* Stated exercise: Exactly the lines between the line containing "Output the Python" and the line containing "y_major = [-100, 0, 100, 200, 300]", together with those two lines, are to be output.

* Data supplied:
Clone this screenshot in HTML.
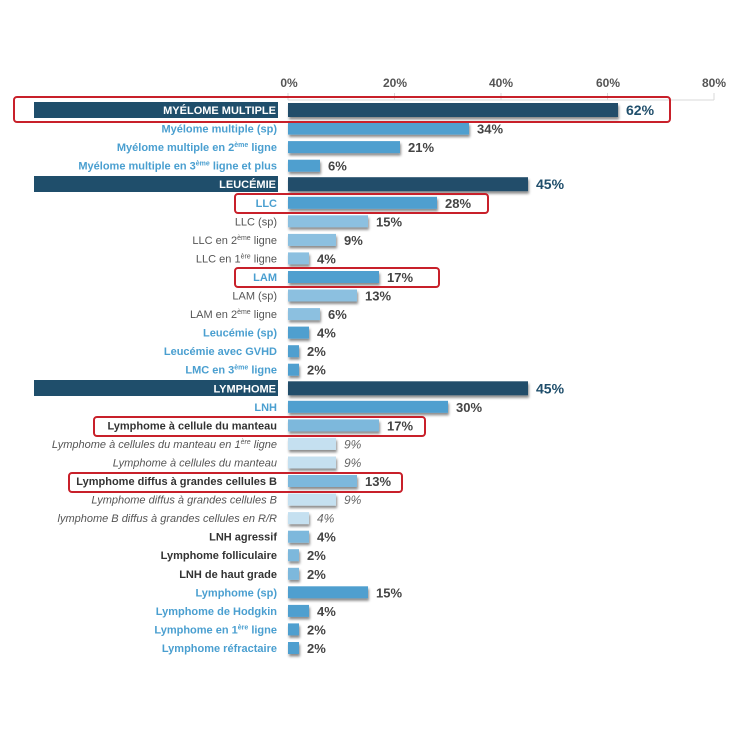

---

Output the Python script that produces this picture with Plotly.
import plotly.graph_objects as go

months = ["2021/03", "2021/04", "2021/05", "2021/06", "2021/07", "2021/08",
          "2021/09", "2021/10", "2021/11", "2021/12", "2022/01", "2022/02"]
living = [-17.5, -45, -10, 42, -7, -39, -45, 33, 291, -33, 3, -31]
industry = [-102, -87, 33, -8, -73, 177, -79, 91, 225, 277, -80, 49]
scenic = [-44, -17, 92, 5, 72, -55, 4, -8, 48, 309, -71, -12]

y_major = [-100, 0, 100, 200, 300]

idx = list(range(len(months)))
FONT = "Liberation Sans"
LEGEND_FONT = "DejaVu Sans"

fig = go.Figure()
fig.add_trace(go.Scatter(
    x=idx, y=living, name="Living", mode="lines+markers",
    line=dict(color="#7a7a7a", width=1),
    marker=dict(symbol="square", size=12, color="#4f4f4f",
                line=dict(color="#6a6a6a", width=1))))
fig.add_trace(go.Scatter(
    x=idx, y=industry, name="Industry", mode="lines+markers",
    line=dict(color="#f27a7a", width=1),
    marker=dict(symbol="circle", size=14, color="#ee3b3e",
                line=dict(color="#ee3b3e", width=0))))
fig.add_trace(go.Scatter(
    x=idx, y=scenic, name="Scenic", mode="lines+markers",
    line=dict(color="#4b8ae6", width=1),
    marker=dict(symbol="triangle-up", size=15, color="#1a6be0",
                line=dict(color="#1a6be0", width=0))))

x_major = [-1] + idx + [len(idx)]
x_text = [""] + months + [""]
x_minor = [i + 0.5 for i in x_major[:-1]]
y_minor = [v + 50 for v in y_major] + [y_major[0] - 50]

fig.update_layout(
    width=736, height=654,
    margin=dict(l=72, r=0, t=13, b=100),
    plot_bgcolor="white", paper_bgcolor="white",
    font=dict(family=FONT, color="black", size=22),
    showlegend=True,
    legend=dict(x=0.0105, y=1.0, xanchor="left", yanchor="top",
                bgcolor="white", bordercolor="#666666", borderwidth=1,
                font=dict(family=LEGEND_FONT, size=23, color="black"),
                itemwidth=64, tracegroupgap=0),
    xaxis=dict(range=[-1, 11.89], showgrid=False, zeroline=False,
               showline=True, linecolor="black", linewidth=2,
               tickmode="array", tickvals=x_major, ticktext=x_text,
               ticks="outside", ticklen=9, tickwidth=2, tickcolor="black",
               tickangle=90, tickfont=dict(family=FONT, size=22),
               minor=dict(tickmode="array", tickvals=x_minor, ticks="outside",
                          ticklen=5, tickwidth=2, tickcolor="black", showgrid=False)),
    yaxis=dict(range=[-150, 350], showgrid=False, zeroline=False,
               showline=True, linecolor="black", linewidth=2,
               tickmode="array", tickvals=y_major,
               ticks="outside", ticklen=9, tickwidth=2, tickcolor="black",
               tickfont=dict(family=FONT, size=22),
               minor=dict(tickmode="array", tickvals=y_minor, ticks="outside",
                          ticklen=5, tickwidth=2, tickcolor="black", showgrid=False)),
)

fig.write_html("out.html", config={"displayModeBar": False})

* Written reply:
Output the Python script that produces this picture with Plotly.
import plotly.graph_objects as go

months = ["2021/03", "2021/04", "2021/05", "2021/06", "2021/07", "2021/08",
          "2021/09", "2021/10", "2021/11", "2021/12", "2022/01", "2022/02"]
living = [-17.5, -45, -10, 42, -7, -39, -45, 33, 291, -33, 3, -31]
industry = [-102, -87, 33, -8, -73, 177, -79, 91, 225, 277, -80, 49]
scenic = [-44, -17, 92, 5, 72, -55, 4, -8, 48, 309, -71, -12]

y_major = [-100, 0, 100, 200, 300]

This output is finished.